ROSE: Moving beyond adversity
Published 9:00 am Saturday, February 1, 2020
When Africans were packed like sardines in the hull of that slave ship and for 43 days were brought across the icy waters of the Atlantic, many of them jumped over the side, fearing slavery in the new world. The others were then enslaved, forced to pick cotton in Georgia, Alabama and Mississippi, and lay out the orange groves of Florida without compensation, and we moved beyond that.
In 1857, in the Dred Scott decision, the Supreme Court, at the direction of Chief Justice Roger Taney, decided that no black man had any rights that any white man was bound to respect, and we moved beyond that.
In the Homer vs. Plessy decision of 1895, the Supreme Court ruled that segregation was the law of the land, and we moved beyond that.
In 1875, the Ku Klux Klan was born in Pulaski, Tenn. They roamed through the black communities, lynching our men at will, and raping our women at whim, and we moved beyond that.
Rosa Parks sat down on a bus seat on Dec. 1, 1955, in Montgomery, Ala., and refused to give up her seat to a white man, and a bus boycott was called, and for more than 381 days, at the direction of Dr. Martin Luther King Jr. blacks walked, refusing to ride the city buses, and we moved beyond that.
In the 1960s, blacks sat at a lunch counter in Greensboro N.C., and although they sat down, they were really standing up for the best in America, and for Democracy which was dug deep by the founding fathers, and we moved beyond that.

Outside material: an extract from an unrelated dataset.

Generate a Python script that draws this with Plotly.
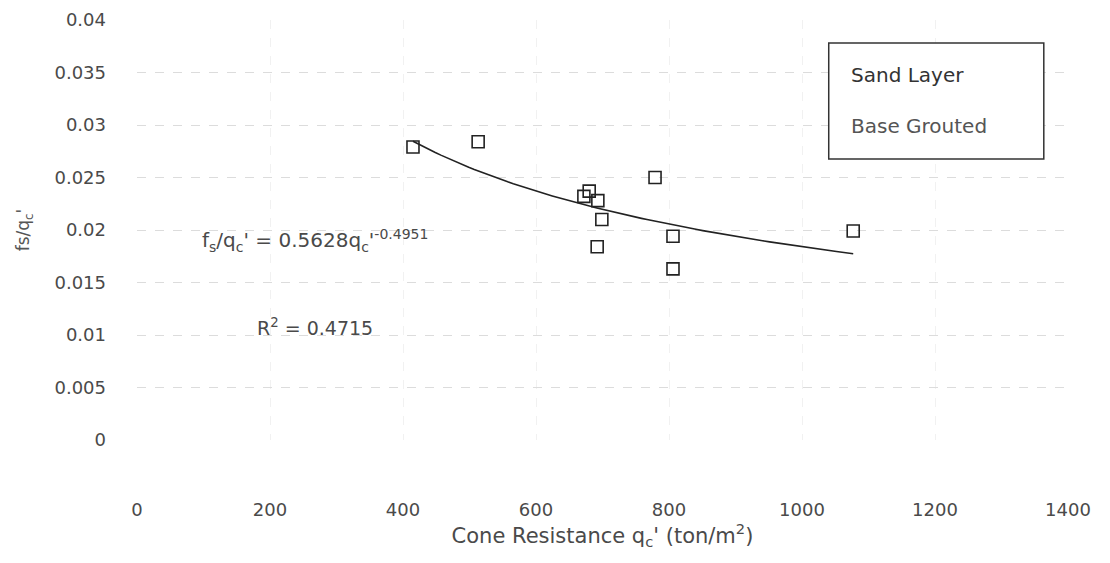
import numpy as np
import plotly.graph_objects as go

# Data
qc = [415, 513, 672, 680, 693, 699, 692, 779, 806, 806, 1077]
fs_qc = [0.0279, 0.0284, 0.0232, 0.0237, 0.0228, 0.0210, 0.0184, 0.0250, 0.0194, 0.0163, 0.0199]

# Power trendline coefficients (from chart label)
coef_a = 0.5628
coef_b = -0.4951
trend_x = np.linspace(min(qc), max(qc), 80)
trend_y = coef_a * trend_x ** coef_b

x_ticks = [0, 200, 400, 600, 800, 1000, 1200, 1400]
y_ticks = [0, 0.005, 0.01, 0.015, 0.02, 0.025, 0.03, 0.035, 0.04]
y_tick_text = ["0", "0.005", "0.01", "0.015", "0.02", "0.025", "0.03", "0.035", "0.04"]

FONT = "DejaVu Sans, Liberation Sans, Arial, sans-serif"
TXT = "#4a4a4a"

fig = go.Figure()
fig.add_trace(go.Scatter(x=trend_x, y=trend_y, mode="lines",
                         line=dict(color="#222222", width=1.6),
                         showlegend=False, hoverinfo="skip"))
fig.add_trace(go.Scatter(x=qc, y=fs_qc, mode="markers",
                         marker=dict(symbol="square-open", size=12,
                                     color="#222222", line=dict(width=1.6, color="#222222")),
                         showlegend=False))

fig.update_layout(
    width=1110, height=563,
    margin=dict(l=137, r=42, t=20, b=123, autoexpand=False),
    paper_bgcolor="white", plot_bgcolor="white",
    font=dict(family=FONT, size=18, color=TXT),
    xaxis=dict(range=[0, 1400], tickvals=x_ticks, showline=False, zeroline=False,
               automargin=False,
               showgrid=True, gridcolor="#f1f1f1", griddash="dash", gridwidth=1,
               ticks="", ticklabelstandoff=57,
               tickfont=dict(size=18, color=TXT, family=FONT),
               title=dict(text="Cone Resistance q<sub>c</sub>' (ton/m<sup>2</sup>)",
                          font=dict(size=21, color=TXT, family=FONT), standoff=2)),
    yaxis=dict(range=[0, 0.04], tickvals=y_ticks, ticktext=y_tick_text,
               showline=False, zeroline=False, automargin=False,
               showgrid=True, gridcolor="#dcdcdc", griddash="dash", gridwidth=1,
               ticks="", ticklabelstandoff=30,
               tickfont=dict(size=18, color=TXT, family=FONT),
               title=dict(text="fs/q<sub>c</sub>'", font=dict(size=17, color="#555555", family=FONT),
                          standoff=20)),
)

# legend-like box
fig.add_shape(type="rect", xref="paper", yref="paper",
              x0=0.743, x1=0.974, y0=0.669, y1=0.945,
              line=dict(color="#333333", width=1.5), fillcolor="white", layer="above")
fig.add_annotation(xref="paper", yref="paper", x=0.765, y=0.868, xanchor="left",
                   yanchor="middle", showarrow=False, text="Sand Layer",
                   font=dict(size=20, color="#333333", family=FONT))
fig.add_annotation(xref="paper", yref="paper", x=0.765, y=0.748, xanchor="left",
                   yanchor="middle", showarrow=False, text="Base Grouted",
                   font=dict(size=20, color="#555555", family=FONT))

# equation and R^2
fig.add_annotation(xref="paper", yref="paper", x=(200 - 137) / 931, y=(440 - 240) / 420,
                   xanchor="left", yanchor="middle", showarrow=False,
                   text="f<sub>s</sub>/q<sub>c</sub>' = 0.5628q<sub>c</sub>'<sup><span style='font-size:14px'>-0.4951</span></sup>",
                   font=dict(size=20, color=TXT, family=FONT))
fig.add_annotation(xref="paper", yref="paper", x=(255 - 137) / 931, y=(440 - 327) / 420,
                   xanchor="left", yanchor="middle", showarrow=False,
                   text="R<sup>2</sup> = 0.4715",
                   font=dict(size=19, color=TXT, family=FONT))

fig.write_html("out.html")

Then there was Birmingham, Ala., Albany Ga., and Selma, Ala. They called it bloody Sunday, and state troopers on horseback trampled innocent marchers, on their way 50 miles to Montgomery, Ala.’s capital. It was there that Dr. King told America and the world that we were tired, but we would not stop marching and praying until we got our citizenship rights. And we moved beyond that.
In 1995, I moved to Valdosta, Ga., with my new wife. My first wife died in 1987, and shortly thereafter, the phone rang. It was Alma Williams, and she asked me to attend a meeting to talk about the death of Willie James Williams, who had been found lying in his own vomit in the Lowndes County Jail.
Mr. Williams’ daughter was also in the meeting, looked at me and said, “They said you could help us.” And I said, “But I just moved here,” and with tears in her eyes, she continued, “but they said you could help us.” After telling them what my skills were, we moved beyond that.
We met the following Sunday night at the Church at Pine Hill, and the following Saturday some 1,500 of us marched to the Lowndes County Jail, and I shared my thoughts with the crowd and we met at my church again. The next night we met at St. James Baptist Church.
I was asked again to be the leader, and I said, “There are three things that you need to know about me before you do this.”
1) I don’t mess with the money. 2) I don’t snitch, and if I catch you doing it, I’m going to tell it, and 3) I am not afraid of white people, and we moved beyond that.
Floyd Rose is senior servant at Serenity Church.